• [Exercise goal]: Without the pictures, extract every line from the start of the material to the line containing "from matplotlib.ticker import FuncFormatter", both ends included.

• [Given data]:
□ □ □ □
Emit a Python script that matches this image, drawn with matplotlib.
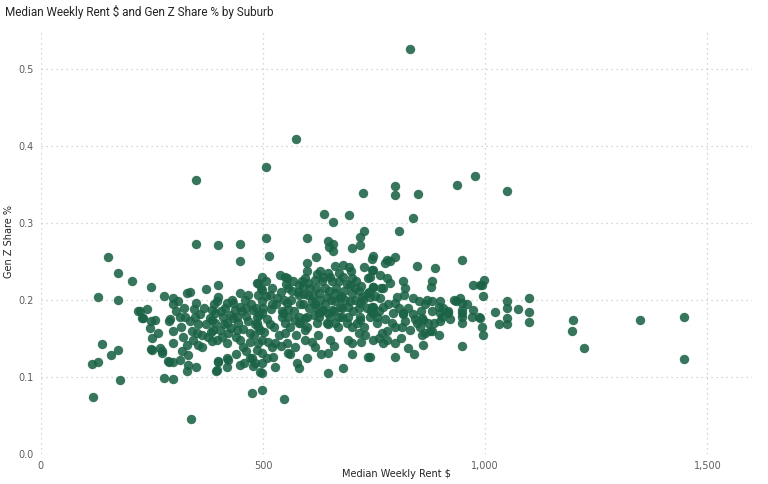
import matplotlib.pyplot as plt
from matplotlib.ticker import FuncFormatter

# Median weekly rent ($) and Gen Z share per suburb
rent = [
    830, 574, 508, 349, 977, 937, 1048, 797, 797, 848, 724, 638, 694, 658, 837, 807,
    728, 718, 718, 508, 598, 647, 658, 649, 658, 700,
    349, 399, 448, 152, 514, 448, 175, 206, 248, 130, 175, 278, 298, 310, 297, 329,
    336, 373, 399, 349, 398, 396, 218, 240, 229, 139, 158, 173, 115, 130, 178, 118,
    278, 298, 338, 476, 499, 548,
    248, 268, 274, 246, 257, 250, 289, 289, 298, 329, 332, 349, 394, 399, 419, 448,
    458, 478, 497,
    419, 433, 448, 467, 486, 490, 448, 463, 478, 224, 291, 313, 325, 347, 385, 392,
    411, 441, 463,
    231, 249, 265, 298, 298, 355, 351, 343, 321, 329, 317, 332, 355, 362, 250, 272,
    287, 313, 385, 388, 377, 396, 385, 403, 419, 422, 419, 433, 441, 448, 456, 463,
    471, 482, 486, 490, 475, 482, 422, 419, 400, 396,
]
gen_z = [
    0.526, 0.408, 0.372, 0.355, 0.361, 0.349, 0.341, 0.347, 0.336, 0.337, 0.339, 0.311,
    0.310, 0.301, 0.306, 0.289, 0.289, 0.282, 0.271, 0.280, 0.280, 0.276, 0.273, 0.269,
    0.263, 0.267,
    0.273, 0.271, 0.272, 0.255, 0.257, 0.250, 0.235, 0.224, 0.216, 0.204, 0.200, 0.205,
    0.202, 0.198, 0.194, 0.209, 0.210, 0.214, 0.219, 0.196, 0.204, 0.199, 0.185, 0.188,
    0.176, 0.143, 0.129, 0.135, 0.117, 0.119, 0.096, 0.074, 0.099, 0.097, 0.045, 0.079,
    0.083, 0.071,
    0.136, 0.137, 0.131, 0.163, 0.174, 0.150, 0.173, 0.119, 0.119, 0.108, 0.115, 0.113,
    0.108, 0.119, 0.124, 0.115, 0.118, 0.114, 0.105,
    0.196, 0.196, 0.209, 0.206, 0.222, 0.206, 0.191, 0.189, 0.187, 0.186, 0.175, 0.178,
    0.178, 0.178, 0.187, 0.183, 0.178, 0.178, 0.179,
    0.176, 0.172, 0.157, 0.159, 0.144, 0.168, 0.157, 0.148, 0.152, 0.142, 0.133, 0.129,
    0.142, 0.139, 0.135, 0.133, 0.120, 0.122, 0.174, 0.161, 0.152, 0.148, 0.146, 0.161,
    0.170, 0.157, 0.144, 0.176, 0.161, 0.148, 0.139, 0.133, 0.157, 0.168, 0.178, 0.144,
    0.124, 0.118, 0.122, 0.113, 0.120, 0.109,
]

# middle band ($490 - $750)
rent_mid = [
    619, 598, 662, 679, 694, 728, 745, 628, 621, 598, 595, 602, 617, 632, 647, 651,
    670, 681, 700, 696, 737, 745, 748,
    497, 490, 508, 538, 550, 554, 497, 516, 531, 557, 565, 580, 591, 580, 602, 610,
    617, 625, 640, 644, 662, 662, 673, 685, 700, 707, 715, 722, 718, 692, 673, 655,
    636, 621, 583, 554, 542, 520, 497, 497, 745, 737, 741, 557, 580, 598, 625, 651,
    670, 692, 718,
    486, 493, 497, 486, 497, 497, 493, 516, 520, 523, 527, 527, 546, 550, 550, 554,
    557, 572, 580, 595, 595, 572, 576, 580, 595, 598, 617, 621, 625, 647, 647, 651,
    647, 662, 677, 700, 692, 700, 715, 730, 718, 737, 647, 681,
]
gen_z_mid = [
    0.256, 0.248, 0.244, 0.245, 0.243, 0.242, 0.253, 0.238, 0.234, 0.237, 0.228, 0.222,
    0.226, 0.224, 0.235, 0.230, 0.235, 0.230, 0.228, 0.219, 0.228, 0.239, 0.217,
    0.230, 0.222, 0.224, 0.232, 0.230, 0.228, 0.213, 0.206, 0.202, 0.215, 0.211, 0.219,
    0.217, 0.206, 0.206, 0.198, 0.194, 0.209, 0.215, 0.204, 0.209, 0.198, 0.202, 0.200,
    0.209, 0.200, 0.211, 0.204, 0.196, 0.191, 0.191, 0.187, 0.187, 0.189, 0.194, 0.196,
    0.185, 0.194, 0.198, 0.183, 0.191, 0.209, 0.178, 0.178, 0.178, 0.178, 0.178, 0.178,
    0.178, 0.178, 0.178,
    0.170, 0.161, 0.148, 0.135, 0.131, 0.118, 0.107, 0.168, 0.139, 0.126, 0.113, 0.144,
    0.183, 0.170, 0.157, 0.144, 0.131, 0.174, 0.170, 0.176, 0.161, 0.139, 0.118, 0.111,
    0.148, 0.124, 0.139, 0.170, 0.183, 0.183, 0.168, 0.148, 0.131, 0.170, 0.178, 0.165,
    0.148, 0.144, 0.157, 0.155, 0.174, 0.126, 0.105, 0.112,
]

# upper band ($740+)
rent_high = [
    748, 778, 775, 797, 786, 846, 888, 948, 748, 741, 763, 778, 748, 771, 786, 816,
    820, 818, 880, 879, 998, 988, 973, 994, 943, 934, 741, 763, 801, 797, 838, 850,
    865, 880, 898, 895, 917, 947, 947, 973, 985, 748, 771, 756, 793, 816, 838, 857,
    902, 947, 970,
    748, 756, 748, 767, 771, 778, 778, 797, 797, 797, 816, 820, 831, 846, 853, 861,
    872, 857, 865, 876, 895, 861, 827, 880, 898, 898, 917, 947, 947, 947, 988, 992,
    995, 741,
    992, 1022, 1030, 1048, 1048, 1048, 1048, 1073, 1098, 1098, 1098, 1198, 1195, 1222,
    1348, 1448, 1448,
]
gen_z_high = [
    0.257, 0.252, 0.248, 0.255, 0.250, 0.244, 0.241, 0.252, 0.239, 0.230, 0.232, 0.228,
    0.217, 0.215, 0.222, 0.224, 0.215, 0.206, 0.224, 0.217, 0.226, 0.219, 0.219, 0.205,
    0.203, 0.199, 0.204, 0.202, 0.204, 0.196, 0.202, 0.198, 0.194, 0.198, 0.198, 0.191,
    0.185, 0.196, 0.187, 0.187, 0.178, 0.191, 0.191, 0.178, 0.183, 0.181, 0.181, 0.176,
    0.178, 0.178, 0.178,
    0.183, 0.170, 0.148, 0.157, 0.144, 0.148, 0.159, 0.165, 0.144, 0.126, 0.183, 0.172,
    0.161, 0.170, 0.165, 0.174, 0.170, 0.155, 0.157, 0.159, 0.155, 0.142, 0.137, 0.185,
    0.183, 0.172, 0.183, 0.183, 0.170, 0.140, 0.176, 0.165, 0.155, 0.126,
    0.219, 0.184, 0.168, 0.198, 0.189, 0.177, 0.168, 0.188, 0.203, 0.184, 0.171, 0.174,
    0.160, 0.138, 0.174, 0.178, 0.123,
]

# suburbs hidden inside the dense core of the cloud
rent_core = [
    305, 315, 322, 335, 340, 345, 358, 362, 368, 372, 380, 383, 390, 393, 405, 408,
    412, 415, 425, 428, 430, 437, 440, 445, 452, 455, 460, 466, 470, 473, 480, 484,
    488, 492, 495, 500, 503, 506, 510, 512, 517, 521, 525, 530, 535, 540, 543, 547,
    552, 556, 560, 563, 568, 570, 575, 578, 584, 587, 590, 593, 600, 603, 606, 612,
    614, 620, 623, 628, 632, 635, 640, 643, 648, 652, 656, 660, 665, 668, 672, 675,
    678, 683, 688, 690, 695, 698, 702, 706, 710, 712, 716, 720, 725, 728, 733, 738,
    742, 752, 760, 765, 775, 782, 790, 805, 812, 826, 842, 855, 868, 885, 905, 920,
    930, 960,
    440, 470, 510, 540, 560, 610, 630, 660, 700, 720, 760, 810, 840, 880,
]
gen_z_core = [
    0.185, 0.165, 0.190, 0.172, 0.160, 0.188, 0.182, 0.155, 0.190, 0.168, 0.176, 0.158,
    0.195, 0.170, 0.185, 0.152, 0.168, 0.190, 0.180, 0.163, 0.200, 0.187, 0.152, 0.170,
    0.185, 0.162, 0.200, 0.172, 0.145, 0.195, 0.155, 0.190, 0.165, 0.180, 0.215, 0.190,
    0.158, 0.205, 0.175, 0.145, 0.188, 0.215, 0.165, 0.195, 0.155, 0.210, 0.178, 0.200,
    0.220, 0.188, 0.165, 0.200, 0.225, 0.185, 0.155, 0.210, 0.170, 0.225, 0.195, 0.208,
    0.165, 0.190, 0.215, 0.205, 0.180, 0.215, 0.155, 0.200, 0.185, 0.230, 0.195, 0.170,
    0.212, 0.200, 0.225, 0.185, 0.215, 0.165, 0.225, 0.205, 0.190, 0.212, 0.220, 0.170,
    0.198, 0.238, 0.185, 0.215, 0.225, 0.170, 0.190, 0.218, 0.200, 0.165, 0.190, 0.210,
    0.185, 0.205, 0.185, 0.215, 0.175, 0.195, 0.170, 0.190, 0.165, 0.190, 0.175, 0.185,
    0.200, 0.170, 0.190, 0.175, 0.200, 0.195,
    0.130, 0.125, 0.125, 0.140, 0.130, 0.145, 0.130, 0.140, 0.130, 0.145, 0.150, 0.150,
    0.130, 0.160,
]

xs = rent + rent_mid + rent_high + rent_core
ys = gen_z + gen_z_mid + gen_z_high + gen_z_core

fig = plt.figure(figsize=(7.68, 4.84), dpi=100)
ax = fig.add_axes([0.053, 0.062, 0.926, 0.876])

ax.scatter(xs, ys, s=46, color='#1B6346', alpha=0.88, linewidths=0, zorder=3)

ax.set_xlim(0, 1600)
ax.set_ylim(0, 0.55)
ax.set_xticks([0, 500, 1000, 1500])
ax.set_yticks([0, 0.1, 0.2, 0.3, 0.4, 0.5])
ax.xaxis.set_major_formatter(FuncFormatter(lambda v, p: f'{v:,.0f}'))
ax.yaxis.set_major_formatter(FuncFormatter(lambda v, p: f'{v:.1f}'))
ax.grid(True, color='#c8c8c8', linestyle=(0, (1, 3)), linewidth=0.9, zorder=0)
for sp in ax.spines.values():
    sp.set_visible(False)
ax.tick_params(length=0, labelsize=7, colors='#605e5c', pad=5)

ax.set_xlabel('Median Weekly Rent $', fontsize=7, color='#252423')
ax.set_ylabel('Gen Z Share %', fontsize=7, color='#252423')
ax.xaxis.set_label_coords(0.5, -0.036)
ax.yaxis.set_label_coords(-0.038, 0.5)

fig.text(0.007, 0.975, 'Median Weekly Rent $ and Gen Z Share % by Suburb',
         fontsize=8.5, color='#252423', ha='left', va='center', family='Roboto')

fig.savefig('out.png', dpi=100)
□ □ □ □
• [Finished task]:
Emit a Python script that matches this image, drawn with matplotlib.
import matplotlib.pyplot as plt
from matplotlib.ticker import FuncFormatter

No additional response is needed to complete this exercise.